2013-12-02 12:12:56.731229+00 by meuon 3 comments

High quality machine work, and wood working, exposed:

Making Fletcher Capstan Tables - The making of the these is incredible. much more complicated than I expected.

Blastoline Decoliner - a hand made "automotive" sculpture by Blastolene

[ related topics: Movies Work, productivity and environment Furniture Woodworking ]

comments in ascending chronological order (reverse):

#Comment Re: made: 2013-12-02 16:58:44.830464+00 by: Dan Lyke

I've looked through Jupe tables a bit, and followed the Waterfront Woods build log of a traditional Jupe table, so I kinda had a view, but I didn't know that they used the skirt to build the full round shape, and I'm impressed by the smoothness of that mechanism and the little overexpansion that happens before the final click into place.

Seriously want to try building something like one of these at some point...

And there are some cool in-process build pictures of the Blastolene Decoliner here, and damn that's cool.

I've been musing over how cool it'd be to take street rods and rebuild them as mid-range electrics, replacing all the heavy sheet metal with carbon fiber or fiberglass. Looks like Blastolene is about just building cool street rod stuff from the ground up...

#Comment Re: made: 2013-12-02 18:53:01.539545+00 by: meuon

Thanks, I was looking for more info on the DecoLiner.

My pick for a mid-range/short range electric would be a modern uber-light frame/suspension and an aluminum or carbon fiber body body like a Porche 356 convertible. (Fiberglass is strong, but heavy)
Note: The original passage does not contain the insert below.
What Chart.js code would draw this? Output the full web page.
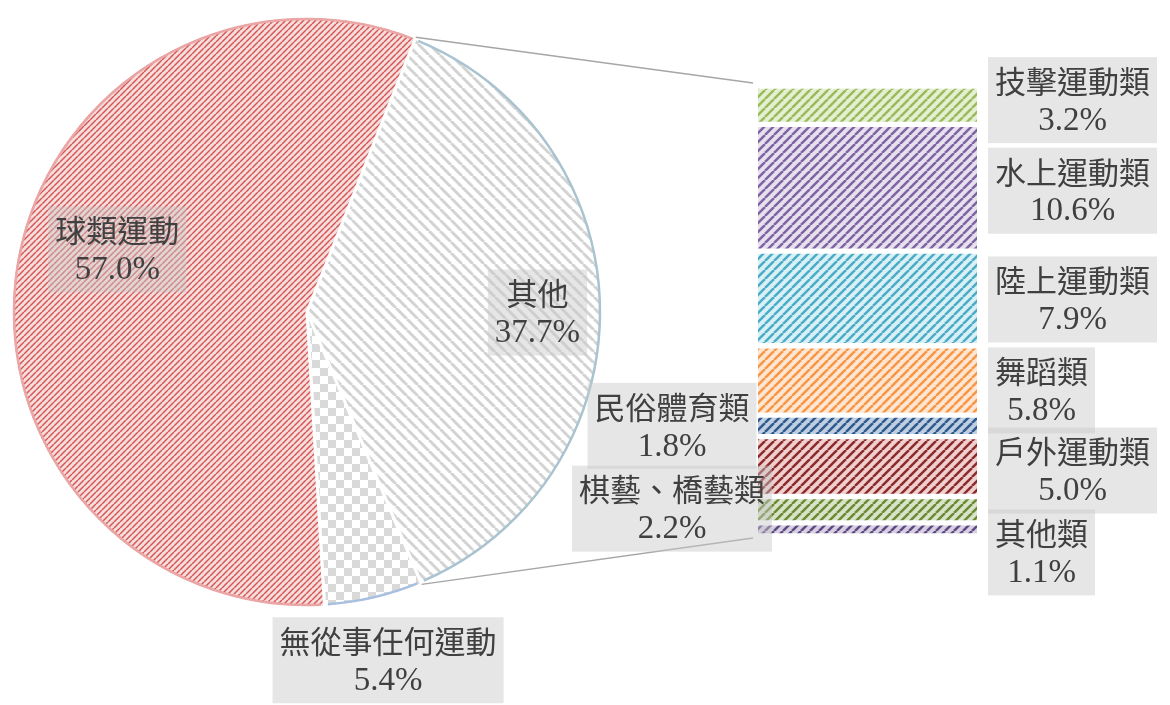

It's time to consider automobile chassis as a long term investment, modern mechanical technologies should last 50+ years of use with some routine maintenance. Drivetrains should be something that are being developed, and should be upgradable/swappable without scrapping the entire thing. Some industry wide long term standards would be the trick.

#Comment Re: made: 2013-12-02 19:02:31.554893+00 by: Dan Lyke

I suspect that materials science and design analysis (as a part of unibody construction) are moving forward far faster than interchangeable chassis parts would allow. Just look at crash-worthyness of modern cars vs 50 years ago; much of that's in the sheet metal and with a much lighter frame.

Oh for the "every body you wanted bolts quickly and easily on to a VW Bug frame" days...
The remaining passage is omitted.